# The task
Print only the lines from the top of the data through the line with "ax.set_facecolor('#C0C0C0')", both included, skipping every picture.

BEGIN Provided material

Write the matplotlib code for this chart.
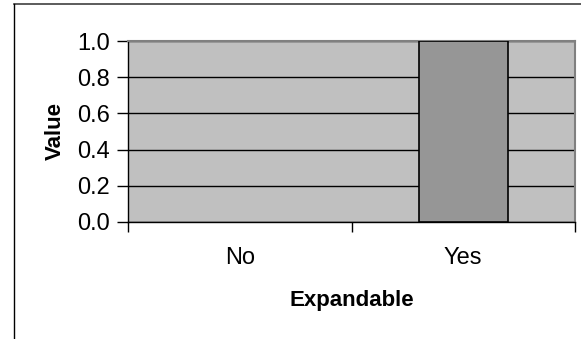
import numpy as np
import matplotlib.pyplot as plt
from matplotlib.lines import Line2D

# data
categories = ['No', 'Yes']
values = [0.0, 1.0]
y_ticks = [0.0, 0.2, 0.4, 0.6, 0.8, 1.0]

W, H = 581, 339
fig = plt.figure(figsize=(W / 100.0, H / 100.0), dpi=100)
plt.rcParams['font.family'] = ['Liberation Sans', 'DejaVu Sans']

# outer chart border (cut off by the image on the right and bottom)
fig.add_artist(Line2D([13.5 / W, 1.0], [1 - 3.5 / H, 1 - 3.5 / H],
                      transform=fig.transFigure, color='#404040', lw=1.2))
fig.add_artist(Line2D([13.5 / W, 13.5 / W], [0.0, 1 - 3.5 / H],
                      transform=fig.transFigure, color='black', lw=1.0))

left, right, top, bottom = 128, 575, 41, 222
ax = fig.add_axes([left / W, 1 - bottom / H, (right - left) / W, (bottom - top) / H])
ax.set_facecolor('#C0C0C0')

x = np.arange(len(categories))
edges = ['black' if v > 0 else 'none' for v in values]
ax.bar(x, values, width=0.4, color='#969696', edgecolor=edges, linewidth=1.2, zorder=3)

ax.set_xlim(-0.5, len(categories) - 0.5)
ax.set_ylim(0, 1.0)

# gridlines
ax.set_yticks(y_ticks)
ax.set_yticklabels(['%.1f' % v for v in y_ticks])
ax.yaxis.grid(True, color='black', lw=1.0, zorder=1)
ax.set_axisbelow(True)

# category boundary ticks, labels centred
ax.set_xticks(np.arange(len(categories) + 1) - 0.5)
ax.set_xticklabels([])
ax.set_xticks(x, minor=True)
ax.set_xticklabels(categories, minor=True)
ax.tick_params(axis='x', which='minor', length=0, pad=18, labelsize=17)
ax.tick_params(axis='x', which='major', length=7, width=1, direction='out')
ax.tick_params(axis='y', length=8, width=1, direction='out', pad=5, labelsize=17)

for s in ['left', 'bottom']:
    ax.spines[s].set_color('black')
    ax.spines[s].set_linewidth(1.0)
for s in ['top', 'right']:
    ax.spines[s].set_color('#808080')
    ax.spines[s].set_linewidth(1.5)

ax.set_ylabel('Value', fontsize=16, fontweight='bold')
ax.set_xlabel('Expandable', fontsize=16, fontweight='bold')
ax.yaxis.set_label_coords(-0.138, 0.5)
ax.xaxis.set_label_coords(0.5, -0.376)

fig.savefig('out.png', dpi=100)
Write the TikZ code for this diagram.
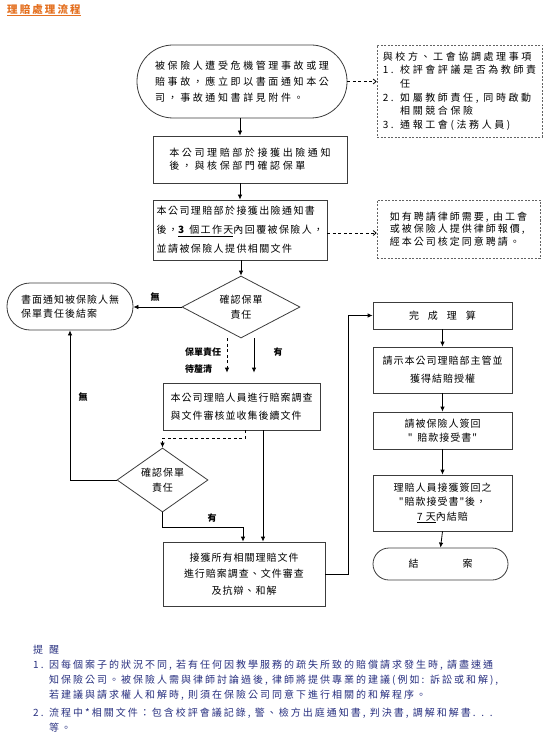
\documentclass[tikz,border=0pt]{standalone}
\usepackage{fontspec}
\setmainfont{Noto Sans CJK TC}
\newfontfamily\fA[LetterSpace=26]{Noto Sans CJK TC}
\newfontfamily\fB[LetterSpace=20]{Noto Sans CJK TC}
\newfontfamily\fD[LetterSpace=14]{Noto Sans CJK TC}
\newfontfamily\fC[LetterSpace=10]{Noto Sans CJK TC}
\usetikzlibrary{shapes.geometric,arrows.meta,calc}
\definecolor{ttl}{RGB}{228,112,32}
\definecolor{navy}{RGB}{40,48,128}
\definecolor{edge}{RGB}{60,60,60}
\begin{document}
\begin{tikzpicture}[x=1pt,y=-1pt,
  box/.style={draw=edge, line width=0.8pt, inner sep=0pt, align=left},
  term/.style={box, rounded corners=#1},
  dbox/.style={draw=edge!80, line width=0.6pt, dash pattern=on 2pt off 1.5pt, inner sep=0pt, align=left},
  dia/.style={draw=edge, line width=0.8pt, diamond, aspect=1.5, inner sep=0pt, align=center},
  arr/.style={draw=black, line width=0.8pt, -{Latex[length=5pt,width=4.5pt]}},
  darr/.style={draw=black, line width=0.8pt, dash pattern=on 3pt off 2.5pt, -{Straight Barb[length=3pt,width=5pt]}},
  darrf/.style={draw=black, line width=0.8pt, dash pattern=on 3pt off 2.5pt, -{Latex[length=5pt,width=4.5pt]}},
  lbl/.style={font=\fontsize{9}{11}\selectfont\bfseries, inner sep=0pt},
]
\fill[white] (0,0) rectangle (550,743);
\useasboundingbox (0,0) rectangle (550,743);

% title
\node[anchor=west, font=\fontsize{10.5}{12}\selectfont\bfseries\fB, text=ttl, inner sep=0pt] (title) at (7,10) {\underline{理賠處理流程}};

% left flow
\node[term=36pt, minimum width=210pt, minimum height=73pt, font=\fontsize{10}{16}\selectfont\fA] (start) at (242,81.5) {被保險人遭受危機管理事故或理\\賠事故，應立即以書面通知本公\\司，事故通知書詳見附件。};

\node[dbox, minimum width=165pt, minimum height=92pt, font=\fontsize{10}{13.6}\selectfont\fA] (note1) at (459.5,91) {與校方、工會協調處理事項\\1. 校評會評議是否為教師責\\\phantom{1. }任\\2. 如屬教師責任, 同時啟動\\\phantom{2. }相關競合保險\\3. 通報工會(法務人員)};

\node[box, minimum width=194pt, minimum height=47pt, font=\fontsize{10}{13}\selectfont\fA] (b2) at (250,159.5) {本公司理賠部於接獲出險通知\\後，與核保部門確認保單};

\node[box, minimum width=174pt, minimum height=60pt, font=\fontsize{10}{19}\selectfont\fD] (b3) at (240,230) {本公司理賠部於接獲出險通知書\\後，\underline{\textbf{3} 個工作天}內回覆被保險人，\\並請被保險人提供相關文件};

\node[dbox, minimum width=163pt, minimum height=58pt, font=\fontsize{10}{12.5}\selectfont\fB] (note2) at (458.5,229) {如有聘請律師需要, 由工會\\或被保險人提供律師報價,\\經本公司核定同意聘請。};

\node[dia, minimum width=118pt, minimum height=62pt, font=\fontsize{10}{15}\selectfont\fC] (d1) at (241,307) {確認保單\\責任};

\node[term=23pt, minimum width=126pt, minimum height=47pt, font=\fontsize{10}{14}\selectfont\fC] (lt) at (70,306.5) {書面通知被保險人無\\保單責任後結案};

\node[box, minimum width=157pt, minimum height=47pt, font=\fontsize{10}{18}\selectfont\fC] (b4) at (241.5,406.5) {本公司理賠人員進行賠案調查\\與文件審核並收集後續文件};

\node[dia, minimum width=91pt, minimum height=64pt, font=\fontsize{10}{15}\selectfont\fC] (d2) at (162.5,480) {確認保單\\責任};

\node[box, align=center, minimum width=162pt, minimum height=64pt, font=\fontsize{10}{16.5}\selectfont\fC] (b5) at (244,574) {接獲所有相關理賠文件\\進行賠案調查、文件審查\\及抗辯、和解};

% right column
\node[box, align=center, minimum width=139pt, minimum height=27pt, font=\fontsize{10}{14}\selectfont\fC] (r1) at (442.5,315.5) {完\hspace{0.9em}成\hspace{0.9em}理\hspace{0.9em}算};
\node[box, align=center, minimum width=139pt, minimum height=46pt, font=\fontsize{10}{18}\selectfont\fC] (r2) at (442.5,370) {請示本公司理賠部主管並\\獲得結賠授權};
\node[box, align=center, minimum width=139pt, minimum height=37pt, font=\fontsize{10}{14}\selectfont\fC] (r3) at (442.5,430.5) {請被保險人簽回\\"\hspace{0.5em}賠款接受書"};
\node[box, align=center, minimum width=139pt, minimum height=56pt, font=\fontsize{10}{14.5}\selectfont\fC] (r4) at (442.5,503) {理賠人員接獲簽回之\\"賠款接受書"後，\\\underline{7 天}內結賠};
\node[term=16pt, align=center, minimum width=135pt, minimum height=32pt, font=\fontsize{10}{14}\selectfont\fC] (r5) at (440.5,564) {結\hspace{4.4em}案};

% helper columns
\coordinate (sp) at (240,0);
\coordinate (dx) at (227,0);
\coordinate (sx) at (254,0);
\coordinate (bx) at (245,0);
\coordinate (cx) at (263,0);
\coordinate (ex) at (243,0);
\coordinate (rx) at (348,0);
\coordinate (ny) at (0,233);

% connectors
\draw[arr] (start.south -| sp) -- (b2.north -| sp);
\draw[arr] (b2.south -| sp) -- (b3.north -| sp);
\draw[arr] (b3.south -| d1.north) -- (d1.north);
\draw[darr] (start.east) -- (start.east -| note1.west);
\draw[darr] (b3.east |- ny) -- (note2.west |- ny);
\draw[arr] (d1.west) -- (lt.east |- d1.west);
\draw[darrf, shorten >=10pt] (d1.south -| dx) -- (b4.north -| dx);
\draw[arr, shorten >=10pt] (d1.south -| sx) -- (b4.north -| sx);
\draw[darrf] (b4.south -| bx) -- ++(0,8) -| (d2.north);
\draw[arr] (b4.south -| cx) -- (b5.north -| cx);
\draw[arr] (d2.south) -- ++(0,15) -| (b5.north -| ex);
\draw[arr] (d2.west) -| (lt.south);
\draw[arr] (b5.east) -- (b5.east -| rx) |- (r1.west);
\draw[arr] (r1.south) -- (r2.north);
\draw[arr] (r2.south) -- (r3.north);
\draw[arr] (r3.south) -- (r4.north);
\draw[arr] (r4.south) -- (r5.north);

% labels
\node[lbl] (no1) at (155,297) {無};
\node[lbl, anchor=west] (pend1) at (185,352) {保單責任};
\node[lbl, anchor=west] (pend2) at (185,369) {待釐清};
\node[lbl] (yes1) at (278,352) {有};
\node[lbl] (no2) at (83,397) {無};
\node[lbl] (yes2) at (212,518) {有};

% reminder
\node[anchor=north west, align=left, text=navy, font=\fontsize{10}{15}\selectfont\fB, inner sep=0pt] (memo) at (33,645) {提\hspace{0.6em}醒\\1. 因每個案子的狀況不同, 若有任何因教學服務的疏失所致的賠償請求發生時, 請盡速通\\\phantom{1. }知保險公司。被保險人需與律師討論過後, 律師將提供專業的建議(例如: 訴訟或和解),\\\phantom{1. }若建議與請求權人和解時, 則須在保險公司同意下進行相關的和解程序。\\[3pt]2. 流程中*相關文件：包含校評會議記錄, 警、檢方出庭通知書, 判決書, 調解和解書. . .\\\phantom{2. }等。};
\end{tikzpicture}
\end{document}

END Provided material

# Written answer
Write the matplotlib code for this chart.
import numpy as np
import matplotlib.pyplot as plt
from matplotlib.lines import Line2D

# data
categories = ['No', 'Yes']
values = [0.0, 1.0]
y_ticks = [0.0, 0.2, 0.4, 0.6, 0.8, 1.0]

W, H = 581, 339
fig = plt.figure(figsize=(W / 100.0, H / 100.0), dpi=100)
plt.rcParams['font.family'] = ['Liberation Sans', 'DejaVu Sans']

# outer chart border (cut off by the image on the right and bottom)
fig.add_artist(Line2D([13.5 / W, 1.0], [1 - 3.5 / H, 1 - 3.5 / H],
                      transform=fig.transFigure, color='#404040', lw=1.2))
fig.add_artist(Line2D([13.5 / W, 13.5 / W], [0.0, 1 - 3.5 / H],
                      transform=fig.transFigure, color='black', lw=1.0))

left, right, top, bottom = 128, 575, 41, 222
ax = fig.add_axes([left / W, 1 - bottom / H, (right - left) / W, (bottom - top) / H])
ax.set_facecolor('#C0C0C0')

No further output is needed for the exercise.